Confirmant une conception libérale et conservatrice de l’État, le nouveau texte, aux antipodes du premier, prolonge la Constitution de 1980, dont il ne se distingue, finalement, que par les conditions de son élaboration. Surtout, il porte la marque du Parti républicain. Ainsi, à propos de la place de l’État, l’article 1 du projet définit le Chili comme un État social et démocratique de droit « qui reconnaît les droits et libertés fondamentaux, les devoirs constitutionnels et promeut le développement progressif des droits sociaux, dans le respect du principe de la responsabilité fiscale et par le biais d’institutions étatiques et privées ». Paraissant consacrer le rôle subsidiaire de l’État, il entend permettre de privilégier le recours au secteur privé dans le champ des prestations et assurances sociales mais aussi dans ceux du système de santé et de l’éducation. Dans le champ, plus largement, des questions sociétales cette fois, la famille serait définie comme le « noyau fondamental de la société », le texte ajoutant que « la loi protège la vie des enfants à naître ». Faisant craindre une mise en cause de la possibilité de recourir à l’avortement, auquel le Parti républicain est opposé, le projet de texte est également sévère à l’égard de l’immigration. Un amendement, promu par ce parti, a ainsi été adopté afin de prévoir que les étrangers entrés irrégulièrement sur le territoire pourront être expulsés « dans les plus brefs délais ».

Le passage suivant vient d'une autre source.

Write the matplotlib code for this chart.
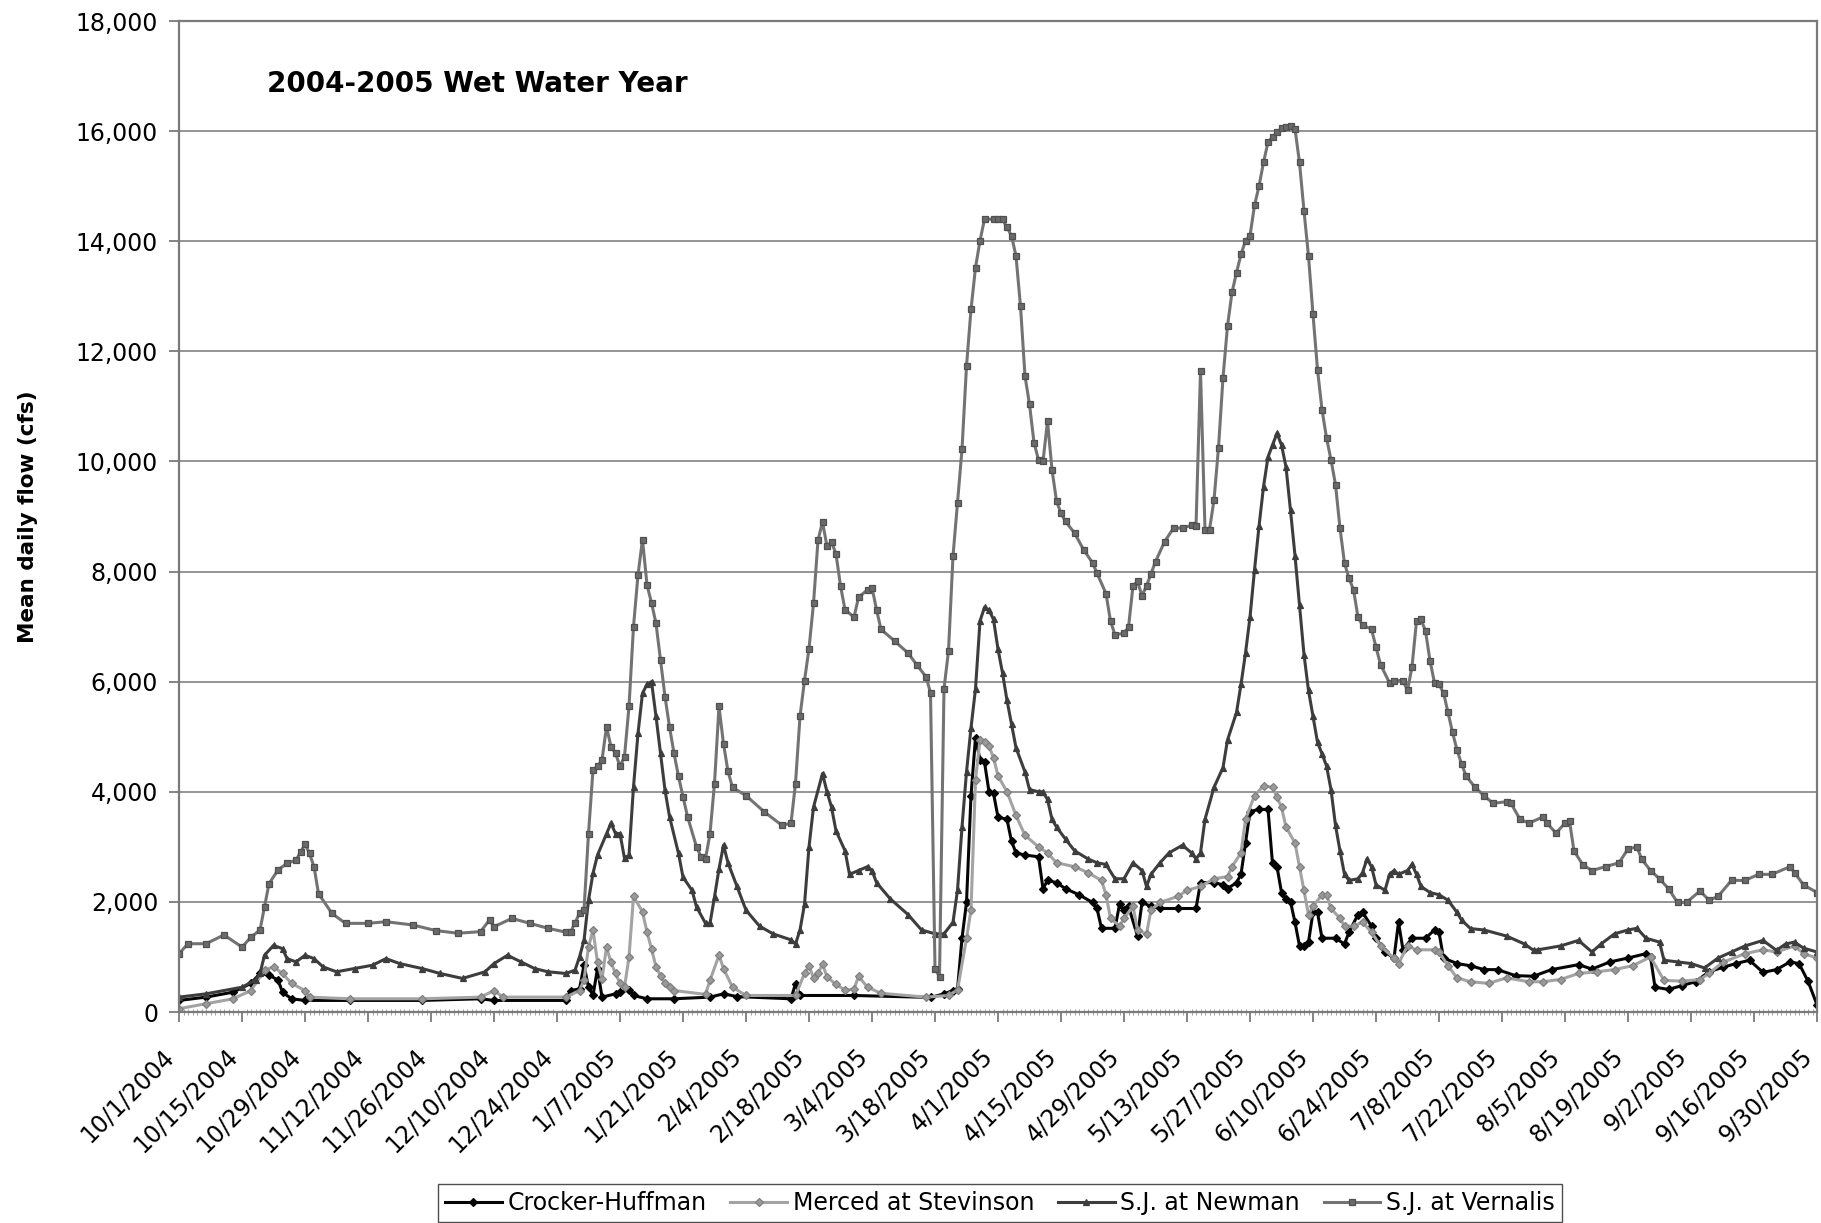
import numpy as np
import matplotlib
matplotlib.use("Agg")
import matplotlib.pyplot as plt

# ---------------- data (day offset from 10/1/2004, mean daily flow cfs) ----------------
series_names = ["Crocker-Huffman", "Merced at Stevinson", "S.J. at Newman", "S.J. at Vernalis"]

crocker_day = [0, 6, 12, 16, 18, 20, 22, 23, 25, 28, 38, 54, 67, 70, 86, 87, 89, 90, 91, 92, 93, 94,
               97, 98, 100, 101, 104, 110, 118, 121, 124, 136, 137, 138, 150, 167, 170, 172, 173, 174,
               175, 176, 177, 178, 179, 180, 181, 182, 184, 185, 186, 188, 191, 192, 193, 195, 197,
               200, 203, 204, 205, 208, 209, 210, 211, 213, 214, 216, 218, 222, 226, 227, 230, 232,
               233, 235, 236, 237, 238, 240, 242, 243, 244, 245, 246, 247, 248, 249, 250, 251, 252,
               253, 254, 257, 259, 260, 262, 263, 265, 266, 268, 270, 271, 272, 274, 277, 279, 280,
               281, 284, 287, 290, 293, 297, 301, 305, 311, 314, 318, 322, 326, 327, 328, 331, 334,
               337, 340, 343, 346, 349, 352, 355, 358, 360, 362, 364]
crocker_cfs = [210, 270, 360, 520, 700, 670, 580, 360, 240, 210, 210, 210, 240, 210, 210, 390, 420,
               850, 450, 300, 790, 270, 330, 360, 400, 300, 240, 240, 270, 330, 280, 240, 515, 300,
               300, 265, 330, 390, 410, 1340, 1990, 3930, 4980, 4580, 4540, 4000, 3970, 3540, 3500,
               3100, 2890, 2850, 2820, 2240, 2390, 2350, 2240, 2130, 1990, 1880, 1520, 1520, 1955,
               1850, 1920, 1380, 1990, 1920, 1880, 1880, 1880, 2350, 2350, 2310, 2240, 2350, 2500,
               3070, 3640, 3680, 3680, 2700, 2640, 2170, 2060, 2000, 1630, 1200, 1200, 1270, 1810,
               1810, 1340, 1340, 1235, 1450, 1770, 1810, 1560, 1340, 1090, 980, 1630, 1130, 1340,
               1340, 1490, 1450, 980, 880, 840, 770, 770, 660, 650, 770, 860, 780, 910, 980, 1060,
               1000, 450, 410, 480, 550, 730, 810, 880, 940, 720, 770, 910, 880, 560, 130]

merced_day = [0, 6, 12, 16, 19, 21, 23, 25, 28, 29, 38, 54, 67, 70, 72, 86, 89, 90, 91, 92, 93, 94,
              95, 96, 97, 98, 99, 100, 101, 103, 104, 105, 106, 107, 108, 109, 110, 117, 118, 120,
              121, 123, 126, 137, 139, 140, 141, 142, 143, 144, 146, 148, 150, 151, 153, 156, 166,
              171, 173, 175, 176, 177, 178, 179, 180, 181, 182, 184, 186, 188, 191, 193, 195, 199,
              202, 205, 206, 207, 209, 210, 212, 213, 215, 216, 218, 222, 224, 227, 230, 233, 234,
              236, 237, 239, 241, 243, 244, 245, 246, 248, 249, 250, 251, 252, 254, 255, 256, 258,
              259, 261, 263, 265, 267, 270, 271, 273, 275, 279, 280, 282, 284, 287, 291, 295, 300,
              303, 307, 311, 315, 319, 323, 327, 330, 334, 338, 340, 343, 348, 352, 355, 359, 361,
              364]
merced_cfs = [60, 150, 240, 390, 760, 820, 700, 520, 390, 270, 240, 240, 270, 390, 270, 270, 390,
              580, 1180, 1490, 900, 600, 1180, 900, 700, 520, 450, 1000, 2100, 1820, 1450, 1150, 820,
              660, 520, 450, 390, 320, 575, 1030, 790, 450, 300, 300, 700, 840, 620, 700, 870, 640,
              500, 400, 410, 650, 450, 340, 270, 300, 400, 1340, 1850, 4220, 4940, 4900, 4830, 4620,
              4290, 4000, 3570, 3210, 3000, 2890, 2710, 2640, 2530, 2390, 2130, 1700, 1560, 1700,
              1920, 1490, 1420, 1850, 1990, 2100, 2210, 2280, 2420, 2460, 2640, 2890, 3500, 3930,
              4110, 4080, 3900, 3720, 3360, 3070, 2640, 2210, 1770, 1920, 2130, 2130, 1880, 1700,
              1560, 1560, 1630, 1450, 1200, 980, 880, 1200, 1130, 1130, 1090, 840, 620, 550, 520,
              620, 550, 550, 590, 700, 730, 770, 840, 1000, 575, 560, 590, 700, 900, 1060, 1130,
              1090, 1200, 1060, 980]

newman_day = [0, 6, 14, 17, 18, 19, 21, 23, 24, 26, 28, 30, 32, 35, 39, 43, 46, 49, 54, 58, 63, 68,
              70, 73, 76, 79, 82, 86, 88, 89, 90, 91, 92, 93, 95, 96, 97, 98, 99, 100, 101, 102,
              103, 104, 105, 106, 107, 108, 109, 111, 112, 114, 115, 117, 118, 119, 120, 121, 122,
              124, 126, 129, 132, 136, 137, 138, 139, 140, 141, 143, 144, 145, 146, 148, 149, 151,
              153, 154, 155, 158, 162, 165, 168, 170, 172, 173, 174, 175, 176, 177, 178, 179, 180,
              181, 182, 183, 184, 185, 186, 188, 189, 191, 192, 193, 194, 195, 197, 199, 202, 204,
              206, 208, 210, 212, 214, 215, 216, 218, 220, 223, 225, 226, 227, 228, 230, 232, 233,
              235, 236, 237, 238, 239, 240, 241, 242, 243, 244, 245, 246, 247, 248, 249, 250, 251,
              252, 253, 254, 255, 256, 257, 258, 259, 260, 262, 263, 264, 265, 266, 268, 269, 270,
              271, 273, 274, 275, 276, 278, 280, 282, 284, 285, 287, 290, 295, 299, 301, 302, 307,
              311, 314, 316, 319, 322, 324, 326, 329, 330, 333, 336, 339, 342, 345, 348, 352, 355,
              357, 359, 361, 364]
newman_cfs = [270, 330, 450, 580, 700, 1030, 1210, 1150, 970, 910, 1030, 970, 820, 730, 790, 850,
              970, 880, 790, 700, 610, 730, 880, 1030, 910, 790, 730, 700, 760, 1000, 1300, 2030,
              2520, 2850, 3240, 3430, 3240, 3240, 2790, 2850, 4090, 5060, 5790, 5950, 6000, 5370,
              4700, 4030, 3550, 2880, 2450, 2210, 1910, 1610, 1610, 2090, 2600, 3030, 2710, 2280,
              1850, 1560, 1420, 1310, 1235, 1490, 1955, 3000, 3720, 4330, 4000, 3720, 3290, 2930,
              2500, 2570, 2640, 2570, 2350, 2060, 1770, 1490, 1420, 1420, 1630, 2210, 3360, 4360,
              5160, 5870, 7100, 7350, 7300, 7130, 6590, 6160, 5660, 5230, 4800, 4360, 4040, 4000,
              4000, 3860, 3500, 3360, 3140, 2930, 2780, 2710, 2680, 2420, 2420, 2710, 2570, 2280,
              2500, 2710, 2890, 3030, 2890, 2780, 2890, 3500, 4080, 4440, 4940, 5440, 5950, 6520,
              7170, 8030, 8820, 9540, 10080, 10300, 10510, 10300, 9900, 9110, 8290, 7390, 6490,
              5840, 5370, 4900, 4690, 4470, 4040, 3390, 2925, 2500, 2390, 2420, 2530, 2780, 2640,
              2310, 2210, 2500, 2570, 2500, 2570, 2680, 2500, 2280, 2170, 2130, 2030, 1810, 1670,
              1515, 1490, 1380, 1235, 1120, 1130, 1200, 1300, 1090, 1235, 1420, 1490, 1520, 1340,
              1270, 940, 910, 880, 800, 980, 1090, 1200, 1300, 1120, 1235, 1270, 1160, 1090]

vern_day = [0, 2, 6, 10, 14, 16, 18, 19, 20, 22, 24, 26, 27, 28, 29, 30, 31, 34, 37, 42, 46, 52, 57,
            62, 67, 69, 70, 74, 78, 82, 86, 87, 88, 89, 90, 91, 92, 93, 94, 95, 96, 97, 98, 99, 100,
            101, 102, 103, 104, 105, 106, 107, 108, 109, 110, 111, 112, 113, 115, 116, 117, 118,
            119, 120, 121, 122, 123, 126, 130, 134, 136, 137, 138, 139, 140, 141, 142, 143, 144,
            145, 146, 147, 148, 150, 151, 153, 154, 155, 156, 159, 162, 164, 166, 167, 168, 169,
            170, 171, 172, 173, 174, 175, 176, 177, 178, 179, 181, 182, 183, 184, 185, 186, 187,
            188, 189, 190, 191, 192, 193, 194, 195, 196, 197, 199, 201, 203, 204, 206, 207, 208,
            210, 211, 212, 213, 214, 215, 216, 217, 219, 221, 223, 225, 226, 227, 228, 229, 230,
            231, 232, 233, 234, 235, 236, 237, 238, 239, 240, 241, 242, 243, 244, 245, 246, 247,
            248, 249, 250, 251, 252, 253, 254, 255, 256, 257, 258, 259, 260, 261, 262, 263, 265,
            266, 267, 269, 270, 272, 273, 274, 275, 276, 277, 278, 279, 280, 281, 282, 283, 284,
            285, 286, 288, 290, 292, 295, 296, 298, 300, 303, 304, 306, 308, 309, 310, 312, 314,
            317, 320, 322, 324, 325, 327, 329, 331, 333, 335, 338, 340, 342, 345, 348, 351, 354,
            358, 359, 361, 364]
vern_cfs = [1060, 1240, 1240, 1400, 1180, 1360, 1490, 1910, 2330, 2580, 2700, 2760, 2900, 3050,
            2880, 2640, 2150, 1790, 1610, 1610, 1640, 1580, 1480, 1430, 1460, 1670, 1550, 1700,
            1610, 1520, 1450, 1450, 1620, 1790, 1850, 3240, 4400, 4460, 4580, 5180, 4820, 4700,
            4460, 4640, 5550, 7000, 7940, 8580, 7760, 7430, 7060, 6400, 5730, 5180, 4700, 4280,
            3910, 3550, 3000, 2820, 2780, 3240, 4150, 5550, 4870, 4370, 4080, 3930, 3640, 3390,
            3430, 4150, 5370, 6020, 6600, 7420, 8570, 8900, 8460, 8540, 8320, 7740, 7310, 7170,
            7530, 7670, 7710, 7310, 6950, 6740, 6520, 6300, 6090, 5800, 790, 640, 5870, 6560,
            8280, 9250, 10220, 11730, 12760, 13520, 14010, 14400, 14400, 14400, 14400, 14250,
            14100, 13730, 12820, 11550, 11040, 10340, 10030, 10000, 10730, 9850, 9280, 9060, 8910,
            8700, 8400, 8160, 7970, 7600, 7100, 6850, 6880, 6990, 7740, 7820, 7560, 7740, 7960,
            8180, 8540, 8790, 8790, 8840, 8820, 11640, 8760, 8760, 9300, 10250, 11520, 12460,
            13070, 13430, 13760, 14010, 14100, 14650, 15000, 15430, 15800, 15890, 15980, 16050,
            16070, 16100, 16040, 15430, 14550, 13730, 12670, 11670, 10940, 10430, 10030, 9580,
            8790, 8150, 7880, 7670, 7170, 7030, 6950, 6630, 6310, 5980, 6020, 6020, 5840, 6270,
            7100, 7130, 6920, 6380, 5980, 5950, 5800, 5440, 5080, 4760, 4510, 4290, 4080, 3930,
            3790, 3820, 3790, 3500, 3430, 3540, 3430, 3250, 3430, 3470, 2925, 2670, 2570, 2640,
            2710, 2960, 3000, 2780, 2570, 2420, 2240, 1990, 1990, 2200, 2030, 2100, 2390, 2390,
            2500, 2500, 2640, 2530, 2310, 2170]

tick_labels = ["10/1/2004", "10/15/2004", "10/29/2004", "11/12/2004", "11/26/2004", "12/10/2004",
               "12/24/2004", "1/7/2005", "1/21/2005", "2/4/2005", "2/18/2005", "3/4/2005",
               "3/18/2005", "4/1/2005", "4/15/2005", "4/29/2005", "5/13/2005", "5/27/2005",
               "6/10/2005", "6/24/2005", "7/8/2005", "7/22/2005", "8/5/2005", "8/19/2005",
               "9/2/2005", "9/16/2005", "9/30/2005"]
y_ticks = [0, 2000, 4000, 6000, 8000, 10000, 12000, 14000, 16000, 18000]
y_tick_labels = ["0", "2,000", "4,000", "6,000", "8,000", "10,000", "12,000", "14,000", "16,000", "18,000"]

title_text = "2004-2005 Wet Water Year"
y_label = "Mean daily flow (cfs)"

# ---------------- drawing ----------------
plt.rcParams['font.family'] = ['DejaVu Sans']
start = np.datetime64('2004-10-01')

def to_dates(days):
    return start + np.array(days).astype('timedelta64[D]')

fig = plt.figure(figsize=(18.21, 12.23), dpi=100)
ax = fig.add_axes([179/1821, 1 - 1012/1223, (1817 - 179)/1821, (1012 - 21)/1223])

styles = [
    dict(color='#050505', marker='D', ms=4.5, lw=2.2, mfc='#050505', mec='#050505'),
    dict(color='#a3a3a3', marker='D', ms=4.5, lw=2.2, mfc='#999999', mec='#808080'),
    dict(color='#3d3d3d', marker='^', ms=5.0, lw=2.2, mfc='#3d3d3d', mec='#3d3d3d'),
    dict(color='#737373', marker='s', ms=5.0, lw=2.2, mfc='#6a6a6a', mec='#505050'),
]
data = [(crocker_day, crocker_cfs), (merced_day, merced_cfs),
        (newman_day, newman_cfs), (vern_day, vern_cfs)]
for (d, v), name, st in zip(data, series_names, styles):
    ax.plot(to_dates(d), v, label=name, mew=0.9, **st)

tick_pos = start + np.arange(len(tick_labels)) * np.timedelta64(14, 'D')
ax.set_xlim(start, start + np.timedelta64(364, 'D'))
ax.set_ylim(0, 18000)
ax.set_xticks(tick_pos)
ax.set_xticklabels(tick_labels, rotation=45, ha='right', fontsize=17)
ax.set_xticks(start + np.arange(365) * np.timedelta64(1, 'D'), minor=True)
ax.set_yticks(y_ticks)
ax.set_yticklabels(y_tick_labels, fontsize=17)

ax.tick_params(axis='x', which='major', direction='out', length=7, width=1.2,
               color='#707070', pad=16)
ax.tick_params(axis='x', which='minor', direction='inout', length=4, width=0.6,
               color='#909090')
ax.tick_params(axis='y', which='major', direction='out', length=7, width=1.2,
               color='#707070', pad=8)

ax.yaxis.grid(True, color='#8c8c8c', lw=1.3)
ax.set_axisbelow(True)
for s in ax.spines.values():
    s.set_color('#7a7a7a')
    s.set_linewidth(1.6)

ax.text(267/1821, 1 - 70/1223, title_text, transform=fig.transFigure, fontsize=20,
        fontweight='bold', ha='left', va='top')
fig.text(28/1821, 1 - 517/1223, y_label, rotation=90, fontsize=15.5, fontweight='bold',
         ha='center', va='center')

leg = fig.legend(loc='center', bbox_to_anchor=(1000/1821, 1 - 1203/1223), ncol=4,
                 fontsize=17, frameon=True, fancybox=False, handlelength=2.4,
                 handletextpad=0.25, columnspacing=1.0, borderpad=0.3, borderaxespad=0)
leg.get_frame().set_edgecolor('#222222')
leg.get_frame().set_linewidth(1.0)

fig.savefig('out.png', dpi=100)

Au moment où seules quelques semaines séparent la présentation de ce texte du référendum « de sortie » du processus constituant, le 17 décembre prochain, un sondage publié le 25 octobre dernier indique que 54% des personnes interrogées ont l’intention de voter contre le projet, 31% pour, 15% demeurant indécises. Le président Boric, quant à lui, a souligné que si cette nouvelle proposition était rejetée, son gouvernement ne serait pas en mesure de déclencher un troisième processus constituant. De sorte que si les Chiliens disaient non à cette seconde tentative de changement de Constitution en un peu plus d’un an, la Constitution héritée de la dictature pourrait bien rester en vigueur.